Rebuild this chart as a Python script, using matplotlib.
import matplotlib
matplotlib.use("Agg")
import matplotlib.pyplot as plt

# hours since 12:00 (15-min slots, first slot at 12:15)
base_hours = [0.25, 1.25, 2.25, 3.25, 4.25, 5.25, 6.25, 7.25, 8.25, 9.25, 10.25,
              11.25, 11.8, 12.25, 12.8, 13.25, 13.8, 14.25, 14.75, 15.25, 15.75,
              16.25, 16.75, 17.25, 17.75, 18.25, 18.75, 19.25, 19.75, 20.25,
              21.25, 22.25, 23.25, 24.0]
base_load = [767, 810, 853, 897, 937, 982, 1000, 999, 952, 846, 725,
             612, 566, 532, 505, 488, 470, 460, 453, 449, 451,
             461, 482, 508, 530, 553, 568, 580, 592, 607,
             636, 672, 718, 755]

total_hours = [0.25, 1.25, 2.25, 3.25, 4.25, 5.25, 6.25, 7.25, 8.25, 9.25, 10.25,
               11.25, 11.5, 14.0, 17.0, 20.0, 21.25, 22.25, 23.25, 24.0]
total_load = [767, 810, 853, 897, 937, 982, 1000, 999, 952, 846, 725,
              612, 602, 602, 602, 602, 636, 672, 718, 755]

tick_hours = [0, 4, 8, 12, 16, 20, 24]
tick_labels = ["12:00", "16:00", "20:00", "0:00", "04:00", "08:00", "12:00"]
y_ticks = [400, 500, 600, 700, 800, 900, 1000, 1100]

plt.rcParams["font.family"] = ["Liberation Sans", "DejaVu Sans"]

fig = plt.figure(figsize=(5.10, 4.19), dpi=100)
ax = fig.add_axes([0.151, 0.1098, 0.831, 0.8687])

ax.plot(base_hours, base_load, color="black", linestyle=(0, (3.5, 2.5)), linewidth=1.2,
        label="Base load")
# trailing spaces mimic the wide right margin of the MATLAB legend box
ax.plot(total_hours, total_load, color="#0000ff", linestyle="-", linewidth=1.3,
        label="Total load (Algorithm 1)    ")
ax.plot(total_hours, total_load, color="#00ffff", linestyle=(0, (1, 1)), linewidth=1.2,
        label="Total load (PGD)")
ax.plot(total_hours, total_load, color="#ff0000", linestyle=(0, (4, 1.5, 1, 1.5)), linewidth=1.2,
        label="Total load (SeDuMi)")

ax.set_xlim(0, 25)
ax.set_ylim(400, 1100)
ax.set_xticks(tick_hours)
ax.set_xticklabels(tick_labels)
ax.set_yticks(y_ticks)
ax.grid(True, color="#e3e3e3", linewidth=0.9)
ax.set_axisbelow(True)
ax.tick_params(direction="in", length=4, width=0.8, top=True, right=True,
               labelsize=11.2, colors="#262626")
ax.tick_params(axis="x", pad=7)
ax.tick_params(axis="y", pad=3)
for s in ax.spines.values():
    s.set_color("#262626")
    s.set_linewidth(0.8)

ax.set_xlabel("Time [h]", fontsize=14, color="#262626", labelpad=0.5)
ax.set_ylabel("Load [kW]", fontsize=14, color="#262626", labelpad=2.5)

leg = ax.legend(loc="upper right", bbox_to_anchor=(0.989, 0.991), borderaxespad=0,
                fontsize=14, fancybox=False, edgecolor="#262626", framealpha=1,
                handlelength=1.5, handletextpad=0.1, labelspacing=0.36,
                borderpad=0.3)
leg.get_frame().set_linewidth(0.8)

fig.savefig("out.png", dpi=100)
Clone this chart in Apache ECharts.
——————
- Short exercise -
Retype the entries one by one, exactly.

- Complete output -
Rebuild this chart as a Python script, using matplotlib.
import matplotlib
matplotlib.use("Agg")
import matplotlib.pyplot as plt

# hours since 12:00 (15-min slots, first slot at 12:15)
base_hours = [0.25, 1.25, 2.25, 3.25, 4.25, 5.25, 6.25, 7.25, 8.25, 9.25, 10.25,
              11.25, 11.8, 12.25, 12.8, 13.25, 13.8, 14.25, 14.75, 15.25, 15.75,
              16.25, 16.75, 17.25, 17.75, 18.25, 18.75, 19.25, 19.75, 20.25,
              21.25, 22.25, 23.25, 24.0]
base_load = [767, 810, 853, 897, 937, 982, 1000, 999, 952, 846, 725,
             612, 566, 532, 505, 488, 470, 460, 453, 449, 451,
             461, 482, 508, 530, 553, 568, 580, 592, 607,
             636, 672, 718, 755]

total_hours = [0.25, 1.25, 2.25, 3.25, 4.25, 5.25, 6.25, 7.25, 8.25, 9.25, 10.25,
               11.25, 11.5, 14.0, 17.0, 20.0, 21.25, 22.25, 23.25, 24.0]
total_load = [767, 810, 853, 897, 937, 982, 1000, 999, 952, 846, 725,
              612, 602, 602, 602, 602, 636, 672, 718, 755]

tick_hours = [0, 4, 8, 12, 16, 20, 24]
tick_labels = ["12:00", "16:00", "20:00", "0:00", "04:00", "08:00", "12:00"]
y_ticks = [400, 500, 600, 700, 800, 900, 1000, 1100]

plt.rcParams["font.family"] = ["Liberation Sans", "DejaVu Sans"]

fig = plt.figure(figsize=(5.10, 4.19), dpi=100)
ax = fig.add_axes([0.151, 0.1098, 0.831, 0.8687])

ax.plot(base_hours, base_load, color="black", linestyle=(0, (3.5, 2.5)), linewidth=1.2,
        label="Base load")
# trailing spaces mimic the wide right margin of the MATLAB legend box
ax.plot(total_hours, total_load, color="#0000ff", linestyle="-", linewidth=1.3,
        label="Total load (Algorithm 1)    ")
ax.plot(total_hours, total_load, color="#00ffff", linestyle=(0, (1, 1)), linewidth=1.2,
        label="Total load (PGD)")
ax.plot(total_hours, total_load, color="#ff0000", linestyle=(0, (4, 1.5, 1, 1.5)), linewidth=1.2,
        label="Total load (SeDuMi)")

ax.set_xlim(0, 25)
ax.set_ylim(400, 1100)
ax.set_xticks(tick_hours)
ax.set_xticklabels(tick_labels)
ax.set_yticks(y_ticks)
ax.grid(True, color="#e3e3e3", linewidth=0.9)
ax.set_axisbelow(True)
ax.tick_params(direction="in", length=4, width=0.8, top=True, right=True,
               labelsize=11.2, colors="#262626")
ax.tick_params(axis="x", pad=7)
ax.tick_params(axis="y", pad=3)
for s in ax.spines.values():
    s.set_color("#262626")
    s.set_linewidth(0.8)

ax.set_xlabel("Time [h]", fontsize=14, color="#262626", labelpad=0.5)
ax.set_ylabel("Load [kW]", fontsize=14, color="#262626", labelpad=2.5)

leg = ax.legend(loc="upper right", bbox_to_anchor=(0.989, 0.991), borderaxespad=0,
                fontsize=14, fancybox=False, edgecolor="#262626", framealpha=1,
                handlelength=1.5, handletextpad=0.1, labelspacing=0.36,
                borderpad=0.3)
leg.get_frame().set_linewidth(0.8)

fig.savefig("out.png", dpi=100)
Clone this chart in Apache ECharts.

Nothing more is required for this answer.